Problem requirements:
From the entries below, pull out each line where "diagram" appears.
>> Start Records
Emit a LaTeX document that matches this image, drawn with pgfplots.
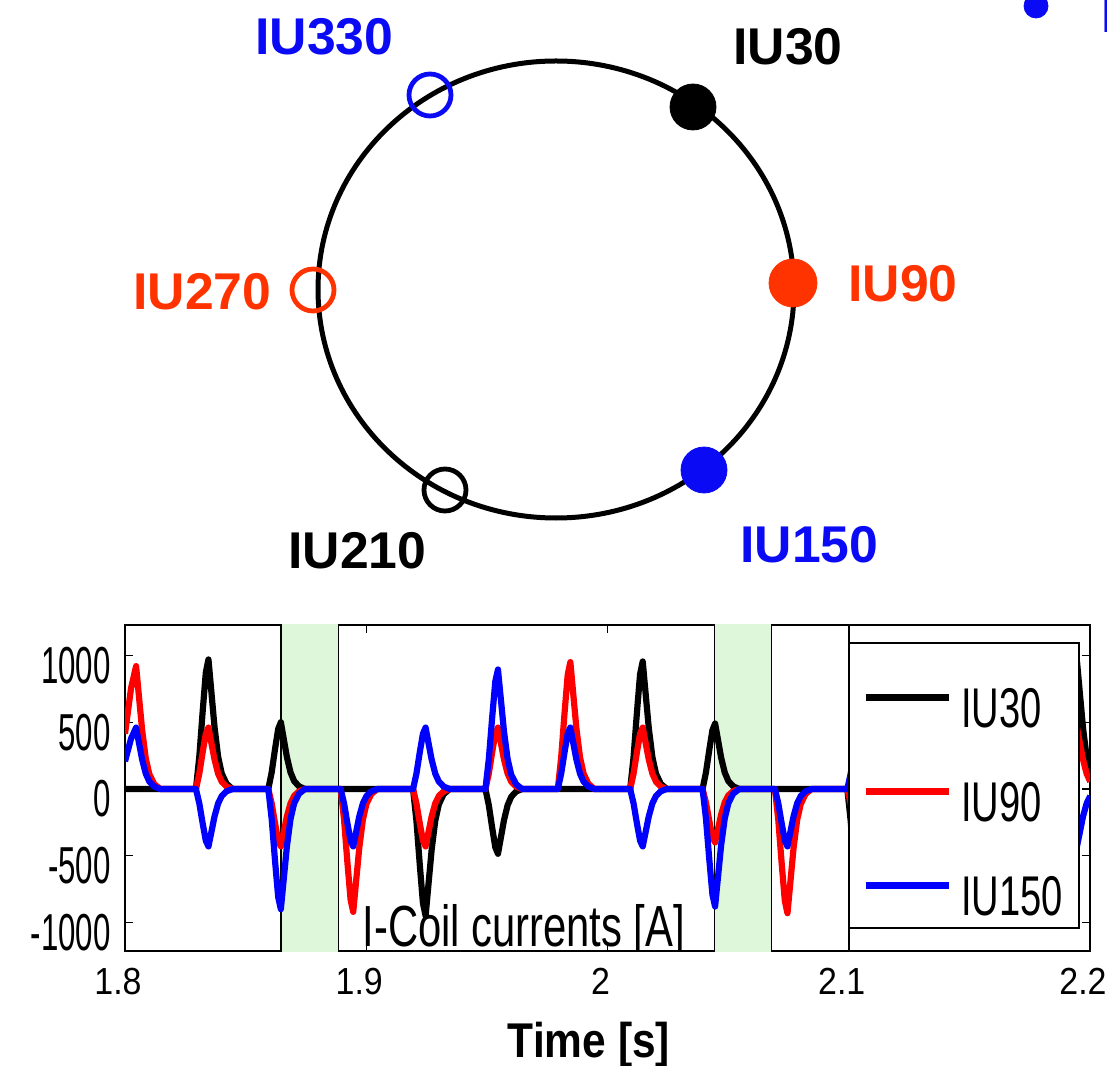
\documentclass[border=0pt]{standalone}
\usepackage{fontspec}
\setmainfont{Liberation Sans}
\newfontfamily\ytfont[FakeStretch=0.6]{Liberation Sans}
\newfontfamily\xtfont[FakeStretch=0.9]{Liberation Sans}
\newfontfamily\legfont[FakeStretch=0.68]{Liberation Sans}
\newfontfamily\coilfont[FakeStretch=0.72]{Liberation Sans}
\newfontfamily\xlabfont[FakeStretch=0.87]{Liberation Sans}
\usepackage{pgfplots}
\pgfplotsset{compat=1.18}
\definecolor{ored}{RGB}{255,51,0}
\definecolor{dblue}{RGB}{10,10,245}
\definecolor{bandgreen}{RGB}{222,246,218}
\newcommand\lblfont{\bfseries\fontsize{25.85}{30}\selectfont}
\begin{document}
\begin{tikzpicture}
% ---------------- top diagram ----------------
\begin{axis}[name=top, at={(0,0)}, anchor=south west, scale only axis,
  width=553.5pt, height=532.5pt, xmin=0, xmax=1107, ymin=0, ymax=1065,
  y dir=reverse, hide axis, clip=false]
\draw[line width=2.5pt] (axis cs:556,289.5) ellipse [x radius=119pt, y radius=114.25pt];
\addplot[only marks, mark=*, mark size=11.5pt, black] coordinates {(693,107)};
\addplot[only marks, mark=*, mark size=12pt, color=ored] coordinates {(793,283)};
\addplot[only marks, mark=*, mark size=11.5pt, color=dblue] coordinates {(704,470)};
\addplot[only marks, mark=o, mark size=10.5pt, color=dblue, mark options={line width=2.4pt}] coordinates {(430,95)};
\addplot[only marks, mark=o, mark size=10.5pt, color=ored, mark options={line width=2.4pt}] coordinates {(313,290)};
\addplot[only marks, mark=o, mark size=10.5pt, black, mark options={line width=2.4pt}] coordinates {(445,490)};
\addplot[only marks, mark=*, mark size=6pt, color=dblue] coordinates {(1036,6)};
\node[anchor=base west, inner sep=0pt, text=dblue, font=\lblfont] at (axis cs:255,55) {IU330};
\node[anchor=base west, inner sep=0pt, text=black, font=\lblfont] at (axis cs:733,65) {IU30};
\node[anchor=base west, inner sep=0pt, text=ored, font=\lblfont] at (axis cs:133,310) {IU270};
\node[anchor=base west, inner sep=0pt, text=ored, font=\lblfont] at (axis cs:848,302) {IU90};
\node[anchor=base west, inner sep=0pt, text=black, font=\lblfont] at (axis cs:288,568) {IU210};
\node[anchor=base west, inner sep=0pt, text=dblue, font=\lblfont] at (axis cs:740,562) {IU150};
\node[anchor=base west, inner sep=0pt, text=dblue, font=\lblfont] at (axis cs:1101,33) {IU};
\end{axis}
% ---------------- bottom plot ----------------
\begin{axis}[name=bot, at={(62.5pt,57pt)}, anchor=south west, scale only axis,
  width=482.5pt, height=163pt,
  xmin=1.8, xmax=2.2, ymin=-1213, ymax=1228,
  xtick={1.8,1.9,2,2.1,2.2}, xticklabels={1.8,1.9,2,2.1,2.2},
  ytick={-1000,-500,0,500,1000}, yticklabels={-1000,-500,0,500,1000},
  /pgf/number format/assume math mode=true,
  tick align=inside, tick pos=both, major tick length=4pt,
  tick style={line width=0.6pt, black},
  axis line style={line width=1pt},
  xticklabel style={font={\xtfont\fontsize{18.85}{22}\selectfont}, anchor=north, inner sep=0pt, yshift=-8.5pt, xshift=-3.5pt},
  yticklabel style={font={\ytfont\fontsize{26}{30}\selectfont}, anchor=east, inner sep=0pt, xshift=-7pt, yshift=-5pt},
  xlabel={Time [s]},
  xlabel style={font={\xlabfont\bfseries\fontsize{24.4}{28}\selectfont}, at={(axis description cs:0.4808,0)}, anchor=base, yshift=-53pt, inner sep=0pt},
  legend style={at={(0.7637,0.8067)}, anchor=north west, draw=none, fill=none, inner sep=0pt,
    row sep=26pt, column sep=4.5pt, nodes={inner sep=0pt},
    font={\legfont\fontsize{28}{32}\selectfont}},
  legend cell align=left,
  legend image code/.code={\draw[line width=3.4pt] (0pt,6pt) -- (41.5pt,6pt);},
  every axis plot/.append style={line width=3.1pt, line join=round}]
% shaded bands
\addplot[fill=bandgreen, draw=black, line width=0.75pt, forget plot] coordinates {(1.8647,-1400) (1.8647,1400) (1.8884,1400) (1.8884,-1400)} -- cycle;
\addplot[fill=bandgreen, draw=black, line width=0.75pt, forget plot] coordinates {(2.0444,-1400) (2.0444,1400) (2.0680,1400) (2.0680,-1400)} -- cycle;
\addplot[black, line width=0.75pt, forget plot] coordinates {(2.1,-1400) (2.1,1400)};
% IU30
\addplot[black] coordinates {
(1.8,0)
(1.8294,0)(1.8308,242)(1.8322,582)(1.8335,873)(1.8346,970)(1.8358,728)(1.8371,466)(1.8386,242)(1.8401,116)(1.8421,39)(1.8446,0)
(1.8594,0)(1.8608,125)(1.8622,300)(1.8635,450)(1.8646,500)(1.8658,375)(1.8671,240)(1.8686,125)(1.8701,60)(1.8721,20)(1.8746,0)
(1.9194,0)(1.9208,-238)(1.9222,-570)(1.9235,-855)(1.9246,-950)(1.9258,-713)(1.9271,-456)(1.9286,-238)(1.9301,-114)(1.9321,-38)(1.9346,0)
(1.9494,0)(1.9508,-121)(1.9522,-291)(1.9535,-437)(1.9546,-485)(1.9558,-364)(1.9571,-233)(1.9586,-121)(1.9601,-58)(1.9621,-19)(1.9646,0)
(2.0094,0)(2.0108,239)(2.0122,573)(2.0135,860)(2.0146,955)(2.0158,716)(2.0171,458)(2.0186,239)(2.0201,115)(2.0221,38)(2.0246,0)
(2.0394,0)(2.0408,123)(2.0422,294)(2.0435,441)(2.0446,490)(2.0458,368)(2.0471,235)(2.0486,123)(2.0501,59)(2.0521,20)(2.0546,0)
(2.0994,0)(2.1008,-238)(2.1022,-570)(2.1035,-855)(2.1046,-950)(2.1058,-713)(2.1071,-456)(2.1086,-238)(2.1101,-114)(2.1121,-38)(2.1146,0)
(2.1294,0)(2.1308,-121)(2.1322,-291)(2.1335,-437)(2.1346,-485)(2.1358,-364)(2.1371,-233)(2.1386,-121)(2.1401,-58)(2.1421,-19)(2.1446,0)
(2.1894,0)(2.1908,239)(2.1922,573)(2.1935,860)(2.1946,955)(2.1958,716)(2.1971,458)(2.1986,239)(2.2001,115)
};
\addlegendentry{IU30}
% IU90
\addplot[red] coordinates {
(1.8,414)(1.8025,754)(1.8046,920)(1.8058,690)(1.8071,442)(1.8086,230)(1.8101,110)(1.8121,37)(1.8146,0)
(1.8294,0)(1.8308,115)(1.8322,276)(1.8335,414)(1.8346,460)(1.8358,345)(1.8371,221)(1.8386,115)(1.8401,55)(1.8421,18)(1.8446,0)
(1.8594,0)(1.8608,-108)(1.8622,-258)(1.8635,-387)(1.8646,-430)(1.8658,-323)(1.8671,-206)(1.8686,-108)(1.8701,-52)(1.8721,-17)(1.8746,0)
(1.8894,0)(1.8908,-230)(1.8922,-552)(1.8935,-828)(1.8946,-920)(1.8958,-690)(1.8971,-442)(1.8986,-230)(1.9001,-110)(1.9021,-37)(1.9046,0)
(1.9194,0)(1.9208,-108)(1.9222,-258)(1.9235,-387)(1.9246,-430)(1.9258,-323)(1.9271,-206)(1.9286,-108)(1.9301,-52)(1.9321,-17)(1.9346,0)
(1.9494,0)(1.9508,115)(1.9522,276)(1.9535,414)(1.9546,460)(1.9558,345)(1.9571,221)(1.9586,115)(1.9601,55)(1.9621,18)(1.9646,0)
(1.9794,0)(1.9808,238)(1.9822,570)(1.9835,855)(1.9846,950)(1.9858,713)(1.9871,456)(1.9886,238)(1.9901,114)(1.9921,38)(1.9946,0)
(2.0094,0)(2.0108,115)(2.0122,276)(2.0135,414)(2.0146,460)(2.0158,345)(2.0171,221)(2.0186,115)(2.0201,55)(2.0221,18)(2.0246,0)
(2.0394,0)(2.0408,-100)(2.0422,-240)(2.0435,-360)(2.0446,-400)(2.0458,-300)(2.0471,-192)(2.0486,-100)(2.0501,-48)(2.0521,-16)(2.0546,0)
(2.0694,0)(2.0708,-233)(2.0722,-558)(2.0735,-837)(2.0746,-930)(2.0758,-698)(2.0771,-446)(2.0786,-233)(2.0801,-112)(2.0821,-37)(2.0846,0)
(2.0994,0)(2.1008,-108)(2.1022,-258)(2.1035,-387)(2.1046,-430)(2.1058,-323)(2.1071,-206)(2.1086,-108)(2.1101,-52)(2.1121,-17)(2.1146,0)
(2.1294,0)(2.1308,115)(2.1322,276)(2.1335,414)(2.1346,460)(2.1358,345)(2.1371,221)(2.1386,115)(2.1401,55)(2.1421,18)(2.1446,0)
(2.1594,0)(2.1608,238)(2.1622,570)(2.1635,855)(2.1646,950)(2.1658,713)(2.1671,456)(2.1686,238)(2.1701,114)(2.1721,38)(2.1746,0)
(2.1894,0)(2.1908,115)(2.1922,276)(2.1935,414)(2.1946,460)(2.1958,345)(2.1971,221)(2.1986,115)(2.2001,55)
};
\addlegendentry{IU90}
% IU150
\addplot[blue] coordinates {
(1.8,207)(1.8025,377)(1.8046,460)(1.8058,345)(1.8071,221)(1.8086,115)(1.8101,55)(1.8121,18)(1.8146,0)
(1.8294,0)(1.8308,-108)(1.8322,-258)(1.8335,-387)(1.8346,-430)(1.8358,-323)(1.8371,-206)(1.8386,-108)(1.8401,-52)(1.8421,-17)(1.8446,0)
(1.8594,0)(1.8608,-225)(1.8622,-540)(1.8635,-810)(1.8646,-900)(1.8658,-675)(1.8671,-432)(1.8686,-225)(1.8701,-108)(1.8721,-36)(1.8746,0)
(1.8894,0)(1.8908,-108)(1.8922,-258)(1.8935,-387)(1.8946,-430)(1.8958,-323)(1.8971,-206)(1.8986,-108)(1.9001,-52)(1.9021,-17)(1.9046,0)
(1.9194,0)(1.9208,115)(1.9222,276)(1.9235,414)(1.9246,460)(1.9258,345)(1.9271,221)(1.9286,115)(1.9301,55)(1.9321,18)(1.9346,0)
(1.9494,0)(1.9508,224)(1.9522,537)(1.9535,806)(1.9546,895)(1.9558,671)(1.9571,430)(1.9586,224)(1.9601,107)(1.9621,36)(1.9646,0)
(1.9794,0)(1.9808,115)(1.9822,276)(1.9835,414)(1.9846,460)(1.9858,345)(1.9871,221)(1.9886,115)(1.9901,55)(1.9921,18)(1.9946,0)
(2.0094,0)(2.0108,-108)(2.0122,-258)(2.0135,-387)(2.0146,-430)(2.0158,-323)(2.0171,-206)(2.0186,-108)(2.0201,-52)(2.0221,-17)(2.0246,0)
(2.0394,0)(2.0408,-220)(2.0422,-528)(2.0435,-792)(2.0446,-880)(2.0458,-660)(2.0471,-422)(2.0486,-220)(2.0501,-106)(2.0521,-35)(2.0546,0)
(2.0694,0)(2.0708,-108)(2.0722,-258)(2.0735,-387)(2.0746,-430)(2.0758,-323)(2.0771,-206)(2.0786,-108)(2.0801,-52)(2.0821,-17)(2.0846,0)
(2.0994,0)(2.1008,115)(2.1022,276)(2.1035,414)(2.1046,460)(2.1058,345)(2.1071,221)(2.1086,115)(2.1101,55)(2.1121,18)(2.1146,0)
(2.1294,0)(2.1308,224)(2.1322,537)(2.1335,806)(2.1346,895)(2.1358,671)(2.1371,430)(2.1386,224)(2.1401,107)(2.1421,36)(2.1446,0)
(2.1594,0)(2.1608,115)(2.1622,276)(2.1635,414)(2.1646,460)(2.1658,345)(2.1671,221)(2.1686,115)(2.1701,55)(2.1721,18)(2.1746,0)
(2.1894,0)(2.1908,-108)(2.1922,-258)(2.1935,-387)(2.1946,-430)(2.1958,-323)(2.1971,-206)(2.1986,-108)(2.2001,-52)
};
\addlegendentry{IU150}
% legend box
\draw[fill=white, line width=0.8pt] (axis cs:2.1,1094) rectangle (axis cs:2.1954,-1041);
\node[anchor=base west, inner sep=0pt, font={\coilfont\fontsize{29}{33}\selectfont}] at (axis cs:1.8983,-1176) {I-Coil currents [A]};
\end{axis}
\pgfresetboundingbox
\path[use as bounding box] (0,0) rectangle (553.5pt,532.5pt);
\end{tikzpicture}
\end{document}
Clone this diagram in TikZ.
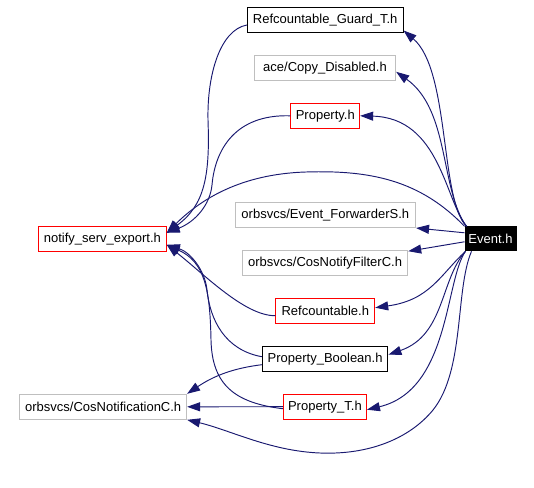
>> End Records
Final result:
% ---------------- top diagram ----------------
Clone this diagram in TikZ.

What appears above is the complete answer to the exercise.